◆ PROBLEM STATEMENT
Note how many lines in the entries contain the string "this", then give that number and nothing else.

* * * * *

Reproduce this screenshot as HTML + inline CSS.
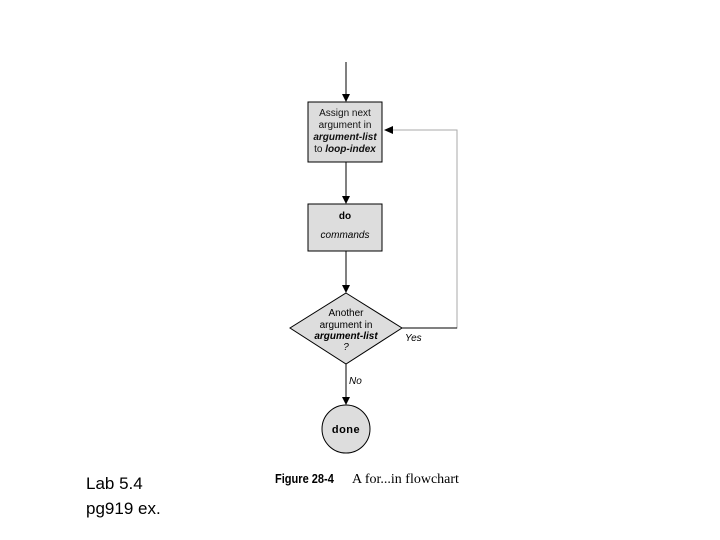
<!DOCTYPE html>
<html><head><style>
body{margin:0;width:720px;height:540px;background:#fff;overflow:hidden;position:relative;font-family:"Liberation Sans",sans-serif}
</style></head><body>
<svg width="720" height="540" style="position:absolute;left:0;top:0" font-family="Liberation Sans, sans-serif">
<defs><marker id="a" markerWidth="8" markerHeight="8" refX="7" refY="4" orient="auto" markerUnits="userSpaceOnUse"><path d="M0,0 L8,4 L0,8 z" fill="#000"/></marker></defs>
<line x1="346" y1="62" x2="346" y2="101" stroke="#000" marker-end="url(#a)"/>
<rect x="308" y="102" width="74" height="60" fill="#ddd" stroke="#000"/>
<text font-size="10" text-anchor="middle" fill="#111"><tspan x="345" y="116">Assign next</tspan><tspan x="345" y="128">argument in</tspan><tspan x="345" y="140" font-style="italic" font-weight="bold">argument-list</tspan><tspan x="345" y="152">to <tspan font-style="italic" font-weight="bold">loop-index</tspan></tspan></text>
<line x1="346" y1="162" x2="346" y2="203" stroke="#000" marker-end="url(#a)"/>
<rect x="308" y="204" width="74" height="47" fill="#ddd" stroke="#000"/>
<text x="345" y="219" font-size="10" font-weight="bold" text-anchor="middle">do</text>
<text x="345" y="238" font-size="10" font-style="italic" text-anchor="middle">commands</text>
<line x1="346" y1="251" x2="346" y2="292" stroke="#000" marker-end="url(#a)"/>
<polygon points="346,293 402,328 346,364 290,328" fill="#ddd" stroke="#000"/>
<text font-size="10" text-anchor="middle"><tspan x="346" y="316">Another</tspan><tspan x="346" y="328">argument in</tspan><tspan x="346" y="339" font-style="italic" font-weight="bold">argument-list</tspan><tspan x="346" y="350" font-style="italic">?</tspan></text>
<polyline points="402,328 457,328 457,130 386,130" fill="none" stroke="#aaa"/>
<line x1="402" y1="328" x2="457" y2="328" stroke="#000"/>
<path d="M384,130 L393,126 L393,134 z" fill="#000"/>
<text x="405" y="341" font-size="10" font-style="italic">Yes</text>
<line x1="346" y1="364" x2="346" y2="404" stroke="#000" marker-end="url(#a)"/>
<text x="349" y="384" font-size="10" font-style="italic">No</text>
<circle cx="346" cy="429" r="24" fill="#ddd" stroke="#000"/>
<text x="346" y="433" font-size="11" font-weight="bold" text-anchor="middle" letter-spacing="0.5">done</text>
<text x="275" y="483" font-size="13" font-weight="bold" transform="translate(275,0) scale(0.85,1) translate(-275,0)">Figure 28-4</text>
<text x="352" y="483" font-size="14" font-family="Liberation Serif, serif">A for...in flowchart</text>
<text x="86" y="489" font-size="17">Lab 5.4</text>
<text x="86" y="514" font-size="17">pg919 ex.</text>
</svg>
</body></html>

* * * * *

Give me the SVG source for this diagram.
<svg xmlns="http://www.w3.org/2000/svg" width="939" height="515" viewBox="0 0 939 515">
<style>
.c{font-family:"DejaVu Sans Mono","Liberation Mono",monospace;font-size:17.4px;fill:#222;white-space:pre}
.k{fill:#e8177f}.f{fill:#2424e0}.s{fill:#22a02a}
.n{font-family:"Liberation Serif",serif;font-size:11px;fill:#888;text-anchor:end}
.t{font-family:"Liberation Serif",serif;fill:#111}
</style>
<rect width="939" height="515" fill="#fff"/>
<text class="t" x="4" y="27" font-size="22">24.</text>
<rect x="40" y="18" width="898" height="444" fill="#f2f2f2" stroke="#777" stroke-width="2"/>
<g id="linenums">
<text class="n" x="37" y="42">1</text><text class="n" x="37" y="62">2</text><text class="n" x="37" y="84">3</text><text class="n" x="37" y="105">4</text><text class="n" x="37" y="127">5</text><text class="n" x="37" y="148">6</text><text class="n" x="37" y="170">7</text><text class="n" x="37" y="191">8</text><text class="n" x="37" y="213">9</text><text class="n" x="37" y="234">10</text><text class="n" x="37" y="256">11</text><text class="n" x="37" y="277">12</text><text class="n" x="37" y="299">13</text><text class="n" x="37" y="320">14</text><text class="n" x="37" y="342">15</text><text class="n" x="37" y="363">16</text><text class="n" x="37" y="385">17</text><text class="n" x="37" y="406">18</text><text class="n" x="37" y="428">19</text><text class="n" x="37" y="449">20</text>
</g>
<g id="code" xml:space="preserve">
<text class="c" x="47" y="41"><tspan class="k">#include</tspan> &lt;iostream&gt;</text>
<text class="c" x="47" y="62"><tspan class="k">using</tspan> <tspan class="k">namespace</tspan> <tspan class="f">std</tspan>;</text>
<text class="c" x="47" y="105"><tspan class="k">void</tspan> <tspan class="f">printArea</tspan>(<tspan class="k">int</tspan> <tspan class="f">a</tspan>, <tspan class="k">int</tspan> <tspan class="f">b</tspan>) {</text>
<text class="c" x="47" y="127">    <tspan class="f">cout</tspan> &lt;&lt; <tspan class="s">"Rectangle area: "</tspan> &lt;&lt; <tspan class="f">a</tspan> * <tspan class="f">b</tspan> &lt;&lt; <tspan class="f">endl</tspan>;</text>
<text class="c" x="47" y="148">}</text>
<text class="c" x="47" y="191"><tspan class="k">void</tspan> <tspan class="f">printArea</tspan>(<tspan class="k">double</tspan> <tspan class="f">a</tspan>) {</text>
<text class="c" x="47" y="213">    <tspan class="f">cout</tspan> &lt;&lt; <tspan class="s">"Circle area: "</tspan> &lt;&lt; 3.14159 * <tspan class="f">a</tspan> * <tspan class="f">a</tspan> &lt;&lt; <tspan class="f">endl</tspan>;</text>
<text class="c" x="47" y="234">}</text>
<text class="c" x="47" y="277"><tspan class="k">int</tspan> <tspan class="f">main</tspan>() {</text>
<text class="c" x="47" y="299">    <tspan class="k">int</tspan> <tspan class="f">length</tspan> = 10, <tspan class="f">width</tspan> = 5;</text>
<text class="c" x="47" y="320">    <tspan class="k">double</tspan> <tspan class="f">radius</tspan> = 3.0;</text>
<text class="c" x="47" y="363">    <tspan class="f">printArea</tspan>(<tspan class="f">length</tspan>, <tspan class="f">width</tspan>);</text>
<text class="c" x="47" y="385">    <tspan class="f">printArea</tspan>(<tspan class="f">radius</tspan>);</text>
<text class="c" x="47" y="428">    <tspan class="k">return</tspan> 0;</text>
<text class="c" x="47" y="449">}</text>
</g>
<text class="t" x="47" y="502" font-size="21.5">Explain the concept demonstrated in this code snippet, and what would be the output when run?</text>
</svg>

* * * * *

◆ REPLY
3